_Data block_
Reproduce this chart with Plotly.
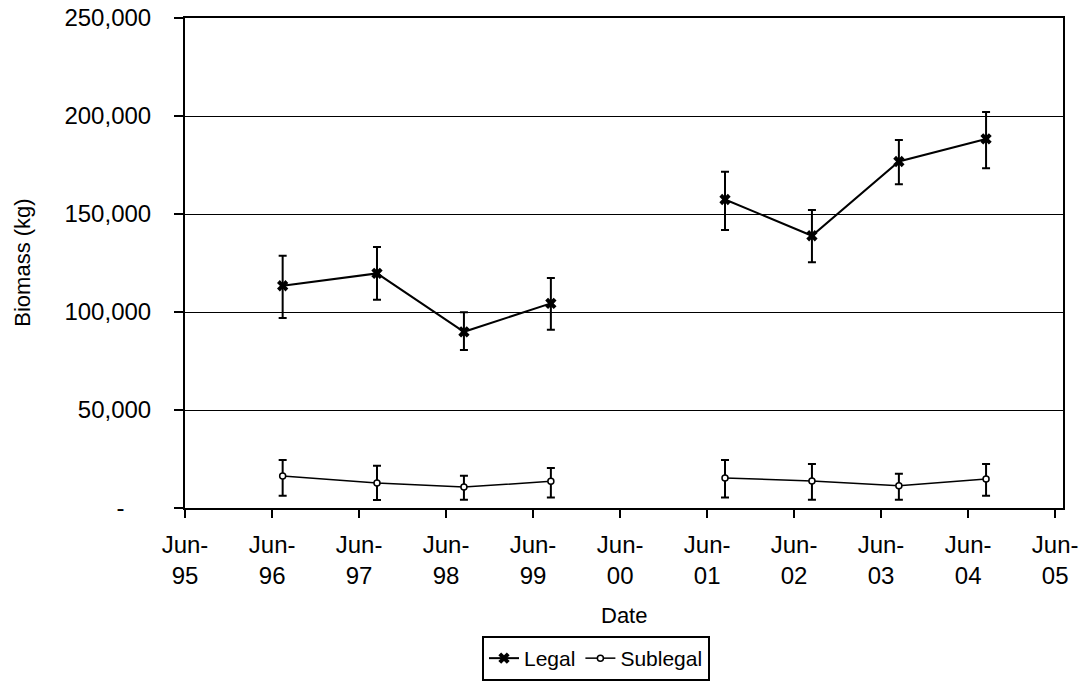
import plotly.graph_objects as go

# ---- data ----
dates = ["1996-07-15", "1997-08-15", "1998-08-15", "1999-08-15", "2000-08-15",
         "2001-08-15", "2002-08-15", "2003-08-15", "2004-08-15"]
legal = [113400, 119700, 89900, 104400, None, 157400, 138900, 176800, 188300]
legal_err_plus = [15300, 13400, 10000, 12900, None, 14100, 13200, 10900, 13800]
legal_err_minus = [16400, 13500, 9300, 13500, None, 15500, 13500, 11600, 14900]
sublegal = [16300, 12700, 10700, 13600, None, 15300, 13800, 11400, 14800]
sub_err_plus = [8200, 8900, 5800, 6800, None, 9200, 8600, 6100, 7600]
sub_err_minus = [10000, 8600, 6500, 8300, None, 10000, 9600, 7200, 8500]

tick_dates = ["%d-06-01" % y for y in range(1995, 2006)]
tick_text = ["Jun-<br>%02d" % (y % 100) for y in range(1995, 2006)]
y_tickvals = [0, 50000, 100000, 150000, 200000, 250000]
y_ticktext = ["-\u00a0\u00a0\u00a0\u00a0", "50,000", "100,000", "150,000", "200,000", "250,000"]

FONT = "Liberation Sans, Arial, sans-serif"
FS = 24

fig = go.Figure()
fig.add_trace(go.Scatter(
    x=dates, y=legal, name="Legal", mode="lines+markers", connectgaps=False,
    line=dict(color="black", width=2),
    marker=dict(symbol="x", size=10, color="black", line=dict(width=0)),
    error_y=dict(type="data", symmetric=False, array=legal_err_plus,
                 arrayminus=legal_err_minus, color="black", thickness=2, width=4),
))
fig.add_trace(go.Scatter(
    x=dates, y=sublegal, name="Sublegal", mode="lines+markers", connectgaps=False,
    line=dict(color="black", width=1.5),
    marker=dict(symbol="circle", size=6, color="white", line=dict(color="black", width=1.5)),
    error_y=dict(type="data", symmetric=False, array=sub_err_plus,
                 arrayminus=sub_err_minus, color="black", thickness=2, width=4),
))

fig.update_layout(
    width=1091, height=684,
    margin=dict(l=185, r=28, t=18, b=176, autoexpand=False),
    paper_bgcolor="white", plot_bgcolor="white",
    font=dict(family=FONT, size=FS, color="black"),
    showlegend=True,
    legend=dict(orientation="h", xref="container", yref="container",
                x=482 / 1091, xanchor="left", y=1 - 636 / 684, yanchor="top",
                bordercolor="black", borderwidth=2, bgcolor="white",
                font=dict(family=FONT, size=21, color="black"),
                itemwidth=30, tracegroupgap=0),
    xaxis=dict(
        type="date", range=["1995-06-01", "2005-07-04"],
        tickmode="array", tickvals=tick_dates, ticktext=tick_text,
        ticks="outside", ticklen=8, tickwidth=2, tickcolor="black",
        showline=True, linecolor="black", linewidth=2, mirror=True,
        showgrid=False, zeroline=False, automargin=False,
        ticklabelstandoff=6,
        tickfont=dict(family=FONT, size=FS, color="black"),
    ),
    yaxis=dict(
        range=[0, 250000], tickmode="array", tickvals=y_tickvals, ticktext=y_ticktext,
        ticks="outside", ticklen=9, tickwidth=2, tickcolor="black",
        showline=True, linecolor="black", linewidth=2, mirror=True,
        showgrid=True, gridcolor="black", gridwidth=1, zeroline=False,
        ticklabelstandoff=18, automargin=False,
        tickfont=dict(family=FONT, size=FS, color="black"),
    ),
    annotations=[
        dict(text="Biomass (kg)", xref="paper", yref="paper", x=-0.186, y=0.5,
             xanchor="center", yanchor="middle", textangle=-90, showarrow=False,
             font=dict(family=FONT, size=22, color="black")),
        dict(text="Date", xref="paper", yref="paper", x=0.5, y=-0.22,
             xanchor="center", yanchor="middle", showarrow=False,
             font=dict(family=FONT, size=22, color="black")),
    ],
)

fig.write_html("out.html")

_Directions_
Copy every line of the data exactly as written, excluding the pictures.

_Result_
Reproduce this chart with Plotly.
import plotly.graph_objects as go

# ---- data ----
dates = ["1996-07-15", "1997-08-15", "1998-08-15", "1999-08-15", "2000-08-15",
         "2001-08-15", "2002-08-15", "2003-08-15", "2004-08-15"]
legal = [113400, 119700, 89900, 104400, None, 157400, 138900, 176800, 188300]
legal_err_plus = [15300, 13400, 10000, 12900, None, 14100, 13200, 10900, 13800]
legal_err_minus = [16400, 13500, 9300, 13500, None, 15500, 13500, 11600, 14900]
sublegal = [16300, 12700, 10700, 13600, None, 15300, 13800, 11400, 14800]
sub_err_plus = [8200, 8900, 5800, 6800, None, 9200, 8600, 6100, 7600]
sub_err_minus = [10000, 8600, 6500, 8300, None, 10000, 9600, 7200, 8500]

tick_dates = ["%d-06-01" % y for y in range(1995, 2006)]
tick_text = ["Jun-<br>%02d" % (y % 100) for y in range(1995, 2006)]
y_tickvals = [0, 50000, 100000, 150000, 200000, 250000]
y_ticktext = ["-\u00a0\u00a0\u00a0\u00a0", "50,000", "100,000", "150,000", "200,000", "250,000"]

FONT = "Liberation Sans, Arial, sans-serif"
FS = 24

fig = go.Figure()
fig.add_trace(go.Scatter(
    x=dates, y=legal, name="Legal", mode="lines+markers", connectgaps=False,
    line=dict(color="black", width=2),
    marker=dict(symbol="x", size=10, color="black", line=dict(width=0)),
    error_y=dict(type="data", symmetric=False, array=legal_err_plus,
                 arrayminus=legal_err_minus, color="black", thickness=2, width=4),
))
fig.add_trace(go.Scatter(
    x=dates, y=sublegal, name="Sublegal", mode="lines+markers", connectgaps=False,
    line=dict(color="black", width=1.5),
    marker=dict(symbol="circle", size=6, color="white", line=dict(color="black", width=1.5)),
    error_y=dict(type="data", symmetric=False, array=sub_err_plus,
                 arrayminus=sub_err_minus, color="black", thickness=2, width=4),
))

fig.update_layout(
    width=1091, height=684,
    margin=dict(l=185, r=28, t=18, b=176, autoexpand=False),
    paper_bgcolor="white", plot_bgcolor="white",
    font=dict(family=FONT, size=FS, color="black"),
    showlegend=True,
    legend=dict(orientation="h", xref="container", yref="container",
                x=482 / 1091, xanchor="left", y=1 - 636 / 684, yanchor="top",
                bordercolor="black", borderwidth=2, bgcolor="white",
                font=dict(family=FONT, size=21, color="black"),
                itemwidth=30, tracegroupgap=0),
    xaxis=dict(
        type="date", range=["1995-06-01", "2005-07-04"],
        tickmode="array", tickvals=tick_dates, ticktext=tick_text,
        ticks="outside", ticklen=8, tickwidth=2, tickcolor="black",
        showline=True, linecolor="black", linewidth=2, mirror=True,
        showgrid=False, zeroline=False, automargin=False,
        ticklabelstandoff=6,
        tickfont=dict(family=FONT, size=FS, color="black"),
    ),
    yaxis=dict(
        range=[0, 250000], tickmode="array", tickvals=y_tickvals, ticktext=y_ticktext,
        ticks="outside", ticklen=9, tickwidth=2, tickcolor="black",
        showline=True, linecolor="black", linewidth=2, mirror=True,
        showgrid=True, gridcolor="black", gridwidth=1, zeroline=False,
        ticklabelstandoff=18, automargin=False,
        tickfont=dict(family=FONT, size=FS, color="black"),
    ),
    annotations=[
        dict(text="Biomass (kg)", xref="paper", yref="paper", x=-0.186, y=0.5,
             xanchor="center", yanchor="middle", textangle=-90, showarrow=False,
             font=dict(family=FONT, size=22, color="black")),
        dict(text="Date", xref="paper", yref="paper", x=0.5, y=-0.22,
             xanchor="center", yanchor="middle", showarrow=False,
             font=dict(family=FONT, size=22, color="black")),
    ],
)

fig.write_html("out.html")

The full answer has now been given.